--- Begin Available data ---

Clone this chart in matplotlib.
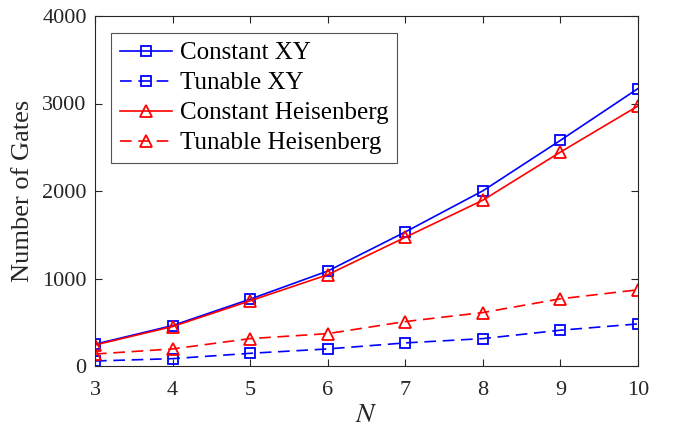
import matplotlib.pyplot as plt

plt.rcParams['font.family'] = ['Liberation Serif', 'DejaVu Serif']
plt.rcParams['mathtext.fontset'] = 'stix'

N = [3, 4, 5, 6, 7, 8, 9, 10]
const_xy = [249, 462, 764, 1085, 1532, 2002, 2579, 3171]
tunable_xy = [57, 84, 145, 195, 264, 313, 409, 481]
const_heis = [240, 451, 745, 1043, 1471, 1895, 2445, 2972]
tunable_heis = [137, 195, 313, 370, 508, 611, 768, 871]

fig = plt.figure(figsize=(6.75, 4.28), dpi=100)
ax = fig.add_axes([95 / 675, 1 - 366 / 428, (638 - 95) / 675, (366 - 16) / 428])

sq = dict(markersize=6.5, markerfacecolor='none', markeredgewidth=1.3, linewidth=1.2)
tri = dict(markersize=8.5, markerfacecolor='none', markeredgewidth=1.3, linewidth=1.2)
ax.plot(N, const_xy, '-s', color='#0000ff', label='Constant XY', **sq)
ax.plot(N, tunable_xy, '--s', color='#0000ff', label='Tunable XY', dashes=(7, 4), **sq)
ax.plot(N, const_heis, '-^', color='#ff0000', label='Constant Heisenberg', **tri)
ax.plot(N, tunable_heis, '--^', color='#ff0000', label='Tunable Heisenberg', dashes=(7, 4), **tri)

ax.set_xlim(3, 10)
ax.set_ylim(0, 4000)
ax.set_xticks(N)
ax.set_yticks([0, 1000, 2000, 3000, 4000])

grey = '#262626'
for s in ax.spines.values():
    s.set_color(grey)
    s.set_linewidth(0.8)
ax.tick_params(direction='in', top=True, right=True, length=5, width=0.8,
               colors=grey, labelsize=16, labelcolor=grey)
ax.tick_params(axis='x', pad=11)
ax.tick_params(axis='y', pad=6)

ax.set_xlabel('$N$', fontsize=20, color=grey, labelpad=2)
ax.set_ylabel('Number of Gates', fontsize=19, color=grey, labelpad=6)

leg = ax.legend(loc='upper left', bbox_to_anchor=(0.0295, 0.951), fontsize=18,
                frameon=True, fancybox=False, handlelength=2.1, borderpad=0.35,
                labelspacing=0.3, handletextpad=0.3, borderaxespad=0)
leg.get_frame().set_edgecolor(grey)
leg.get_frame().set_linewidth(0.8)

fig.savefig('out.png', dpi=100)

--- End Available data ---

> _Set exercise_
Lines containing the string "matplotlib" should be counted; reply with their number and nothing more.

> _Completed exercise_
2